Last updated: October 10, 2013 6:27 pm

Nobody’s Daughter Haewon – film review

Hong Sang-soo’s film is a poignant, enigmatic film about a melancholy young film student
'Nobody's Daughter Haewon'

'Nobody's Daughter Haewon'

A Hong Sang-soo film, like a ceiling mobile, turns in the gentlest stir of air or happenstance. In Nobody’s Daughter Haewon the heroine is a pensive, garrulous, melancholy-at-times film student. All contradictions, she is played with restless stillness by the beautiful Jeong Eun-Chae. She is also an emotional orphan seeking surrogate parents. Mum goes to Canada in reel one; dad is missing, presumed peripheral. Haewon is distancing herself, or trying, from her married professor-lover (Seon-gyun Lee). Her closest thing to a new romance is a five-minute chat in a bar with another older teacher, a Korean on leave from San Diego.

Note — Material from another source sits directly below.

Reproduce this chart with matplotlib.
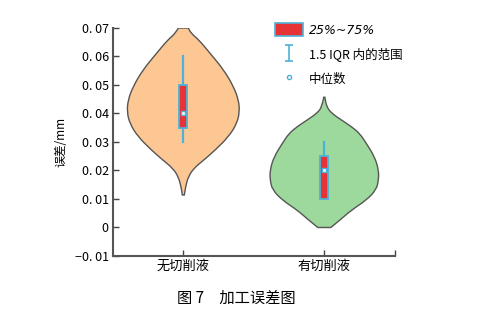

Hong’s films – a dozen before this – win festival prizes but travel little to world cinemas. They’re a taste worth acquiring. Nobody’s Daughter has a lovely sense of a life lived between reveries. Haewon’s diary entries are the thoughts she daydreams and even falls asleep over, while her waking life picks up the oneiric tropes and patterns. Three times she/we walk over the same discarded cigarette in a park, a talisman of unfulfilled romance. (It’s that of a briefly encountered “cute” stranger.) Lovers’ quarrels echoingly repeat themselves in the old fort serving as a trysting point. The film is teasing, poignant, enigmatic. Think of Eric Rohmer, add sadness, set in Seoul.